* BEGIN STORED DATA *

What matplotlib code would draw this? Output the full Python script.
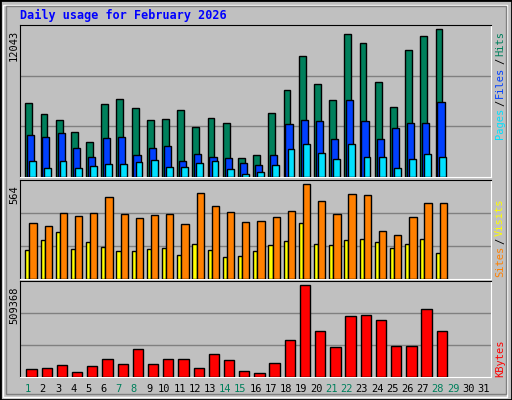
import numpy as np
import matplotlib.pyplot as plt
from matplotlib.patches import Rectangle

days = np.arange(1, 29)
hits = [5994, 5095, 4605, 3624, 2888, 5912, 6321, 5586, 4605, 4686, 5422, 4032, 4768, 4359,
        1580, 1826, 5177, 7057, 9836, 7547, 6239, 11634, 10899, 7711, 5667, 10326, 11471, 12043]
files = [3379, 3215, 3542, 2398, 1662, 3133, 3215, 1826, 2398, 2561, 1335, 1907, 1662, 1580,
         1172, 1008, 1826, 4278, 4605, 4523, 3052, 6239, 4523, 3052, 3951, 4359, 4359, 6076]
pages = [1335, 763, 1335, 763, 926, 1090, 1090, 1253, 1417, 845, 845, 1172, 1335, 681,
         272, 436, 1008, 2316, 2725, 1989, 1499, 2725, 1662, 1662, 763, 1499, 1907, 1662]
sites = [331, 313, 392, 374, 392, 490, 386, 362, 380, 386, 325, 509, 435, 398,
         337, 343, 368, 405, 564, 466, 386, 503, 497, 288, 264, 368, 454, 454]
visits = [172, 233, 282, 178, 221, 190, 166, 166, 178, 184, 141, 208, 172, 129,
          135, 166, 202, 227, 331, 208, 202, 233, 239, 221, 184, 208, 239, 153]
kbytes = [46474, 52052, 68784, 29744, 63206, 102245, 74360, 152438, 74360, 102245, 102245, 52052,
          130130, 96668, 35321, 24167, 79937, 202630, 509368, 252823, 163592, 336478, 342055,
          314170, 169169, 169169, 375517, 252823]
day_labels = [str(d) for d in range(1, 32)]
weekend = [1, 7, 8, 14, 15, 21, 22, 28, 29]

W, H = 512, 400
GRAY = '#C0C0C0'
MONO = 'DejaVu Sans Mono'
fig = plt.figure(figsize=(W / 100, H / 100), dpi=100, facecolor=GRAY)

# bevelled frame
fig.patches.append(Rectangle((0, 0), 1, 1, transform=fig.transFigure, fill=False, ec='black', lw=2))
fig.patches.append(Rectangle((3 / W, 3 / H), 1 - 8 / W, 1 - 8 / H, transform=fig.transFigure,
                             fill=False, ec='white', lw=1))
fig.patches.append(Rectangle((6 / W, 6 / H), 1 - 12 / W, 1 - 12 / H, transform=fig.transFigure,
                             fill=False, ec='#808080', lw=1))

fig.text(20 / W, 1 - 15 / H, 'Daily usage for February 2026', color='#0000FF', family=MONO,
         weight='bold', fontsize=8.5, va='center')


def panel(top, bottom):
    ax = fig.add_axes([20 / W, 1 - bottom / H, 471 / W, (bottom - top) / H])
    ax.set_facecolor(GRAY)
    ax.set_xlim(0.5, 31.5)
    ax.set_xticks([])
    ax.set_yticks([])
    for s in ('top', 'left'):
        ax.spines[s].set_color('black')
    for s in ('bottom', 'right'):
        ax.spines[s].set_color('white')
    return ax


def bars(ax, off, w, vals, color):
    ax.bar(days + off, vals, width=w, align='edge', color=color, edgecolor='black', lw=1, zorder=3)


def grid(ax, top):
    for f in (1 / 3, 2 / 3):
        ax.axhline(top * f, color='#808080', lw=1, zorder=1)


# top panel
ax1 = panel(25, 177)
top1 = 12043 * 152 / 148
ax1.set_ylim(0, top1)
grid(ax1, top1)
bars(ax1, -0.15, 0.45, hits, '#00805C')
bars(ax1, -0.03, 0.47, files, '#0040FF')
bars(ax1, 0.11, 0.45, pages, '#00E0FF')

# middle panel
ax2 = panel(180, 279)
top2 = 564 * 96 / 92
ax2.set_ylim(0, top2)
grid(ax2, top2)
bars(ax2, -0.15, 0.27, visits, '#FFFF00')
bars(ax2, 0.12, 0.48, sites, '#FF8000')

# bottom panel
ax3 = panel(281, 377)
top3 = 509368 * 95 / 91
ax3.set_ylim(0, top3)
grid(ax3, top3)
bars(ax3, -0.08, 0.68, kbytes, '#FF0000')

# max labels
for y, t in [(30, '12043'), (185, '564'), (287, '509368')]:
    fig.text(14 / W, 1 - y / H, t, rotation=90, family=MONO, fontsize=7.5, ha='center', va='top')

renderer = fig.canvas.get_renderer()


# right side legends (bottom to top)
def side(y0, parts):
    y = y0
    for t, c in parts:
        tx = fig.text(500 / W, 1 - y / H, t, rotation=90, family=MONO, fontsize=7.5,
                      color=c, ha='center', va='bottom')
        y -= tx.get_window_extent(renderer).height + 2


side(139, [('Pages', '#00E0FF'), ('/', '#000000'), ('Files', '#0040FF'),
           ('/', '#000000'), ('Hits', '#00805C')])
side(277, [('Sites', '#FF8000'), ('/', '#000000'), ('Visits', '#FFFF00')])
side(377, [('KBytes', '#FF0000')])

# day labels
for i, t in enumerate(day_labels):
    d = i + 1
    x = 20 + (d - 0.5) * 471 / 31
    fig.text(x / W, 1 - 389 / H, t, family=MONO, fontsize=7.5, ha='center', va='center',
             color='#00805C' if d in weekend else 'black')

fig.savefig('out.png', dpi=100, facecolor=GRAY)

* END STORED DATA *

- DIRECTIVE: Write out the full set of lines verbatim, without the pictures.

- THE COMPLETED TASK:
What matplotlib code would draw this? Output the full Python script.
import numpy as np
import matplotlib.pyplot as plt
from matplotlib.patches import Rectangle

days = np.arange(1, 29)
hits = [5994, 5095, 4605, 3624, 2888, 5912, 6321, 5586, 4605, 4686, 5422, 4032, 4768, 4359,
        1580, 1826, 5177, 7057, 9836, 7547, 6239, 11634, 10899, 7711, 5667, 10326, 11471, 12043]
files = [3379, 3215, 3542, 2398, 1662, 3133, 3215, 1826, 2398, 2561, 1335, 1907, 1662, 1580,
         1172, 1008, 1826, 4278, 4605, 4523, 3052, 6239, 4523, 3052, 3951, 4359, 4359, 6076]
pages = [1335, 763, 1335, 763, 926, 1090, 1090, 1253, 1417, 845, 845, 1172, 1335, 681,
         272, 436, 1008, 2316, 2725, 1989, 1499, 2725, 1662, 1662, 763, 1499, 1907, 1662]
sites = [331, 313, 392, 374, 392, 490, 386, 362, 380, 386, 325, 509, 435, 398,
         337, 343, 368, 405, 564, 466, 386, 503, 497, 288, 264, 368, 454, 454]
visits = [172, 233, 282, 178, 221, 190, 166, 166, 178, 184, 141, 208, 172, 129,
          135, 166, 202, 227, 331, 208, 202, 233, 239, 221, 184, 208, 239, 153]
kbytes = [46474, 52052, 68784, 29744, 63206, 102245, 74360, 152438, 74360, 102245, 102245, 52052,
          130130, 96668, 35321, 24167, 79937, 202630, 509368, 252823, 163592, 336478, 342055,
          314170, 169169, 169169, 375517, 252823]
day_labels = [str(d) for d in range(1, 32)]
weekend = [1, 7, 8, 14, 15, 21, 22, 28, 29]

W, H = 512, 400
GRAY = '#C0C0C0'
MONO = 'DejaVu Sans Mono'
fig = plt.figure(figsize=(W / 100, H / 100), dpi=100, facecolor=GRAY)

# bevelled frame
fig.patches.append(Rectangle((0, 0), 1, 1, transform=fig.transFigure, fill=False, ec='black', lw=2))
fig.patches.append(Rectangle((3 / W, 3 / H), 1 - 8 / W, 1 - 8 / H, transform=fig.transFigure,
                             fill=False, ec='white', lw=1))
fig.patches.append(Rectangle((6 / W, 6 / H), 1 - 12 / W, 1 - 12 / H, transform=fig.transFigure,
                             fill=False, ec='#808080', lw=1))

fig.text(20 / W, 1 - 15 / H, 'Daily usage for February 2026', color='#0000FF', family=MONO,
         weight='bold', fontsize=8.5, va='center')


def panel(top, bottom):
    ax = fig.add_axes([20 / W, 1 - bottom / H, 471 / W, (bottom - top) / H])
    ax.set_facecolor(GRAY)
    ax.set_xlim(0.5, 31.5)
    ax.set_xticks([])
    ax.set_yticks([])
    for s in ('top', 'left'):
        ax.spines[s].set_color('black')
    for s in ('bottom', 'right'):
        ax.spines[s].set_color('white')
    return ax


def bars(ax, off, w, vals, color):
    ax.bar(days + off, vals, width=w, align='edge', color=color, edgecolor='black', lw=1, zorder=3)


def grid(ax, top):
    for f in (1 / 3, 2 / 3):
        ax.axhline(top * f, color='#808080', lw=1, zorder=1)


# top panel
ax1 = panel(25, 177)
top1 = 12043 * 152 / 148
ax1.set_ylim(0, top1)
grid(ax1, top1)
bars(ax1, -0.15, 0.45, hits, '#00805C')
bars(ax1, -0.03, 0.47, files, '#0040FF')
bars(ax1, 0.11, 0.45, pages, '#00E0FF')

# middle panel
ax2 = panel(180, 279)
top2 = 564 * 96 / 92
ax2.set_ylim(0, top2)
grid(ax2, top2)
bars(ax2, -0.15, 0.27, visits, '#FFFF00')
bars(ax2, 0.12, 0.48, sites, '#FF8000')

# bottom panel
ax3 = panel(281, 377)
top3 = 509368 * 95 / 91
ax3.set_ylim(0, top3)
grid(ax3, top3)
bars(ax3, -0.08, 0.68, kbytes, '#FF0000')

# max labels
for y, t in [(30, '12043'), (185, '564'), (287, '509368')]:
    fig.text(14 / W, 1 - y / H, t, rotation=90, family=MONO, fontsize=7.5, ha='center', va='top')

renderer = fig.canvas.get_renderer()


# right side legends (bottom to top)
def side(y0, parts):
    y = y0
    for t, c in parts:
        tx = fig.text(500 / W, 1 - y / H, t, rotation=90, family=MONO, fontsize=7.5,
                      color=c, ha='center', va='bottom')
        y -= tx.get_window_extent(renderer).height + 2


side(139, [('Pages', '#00E0FF'), ('/', '#000000'), ('Files', '#0040FF'),
           ('/', '#000000'), ('Hits', '#00805C')])
side(277, [('Sites', '#FF8000'), ('/', '#000000'), ('Visits', '#FFFF00')])
side(377, [('KBytes', '#FF0000')])

# day labels
for i, t in enumerate(day_labels):
    d = i + 1
    x = 20 + (d - 0.5) * 471 / 31
    fig.text(x / W, 1 - 389 / H, t, family=MONO, fontsize=7.5, ha='center', va='center',
             color='#00805C' if d in weekend else 'black')

fig.savefig('out.png', dpi=100, facecolor=GRAY)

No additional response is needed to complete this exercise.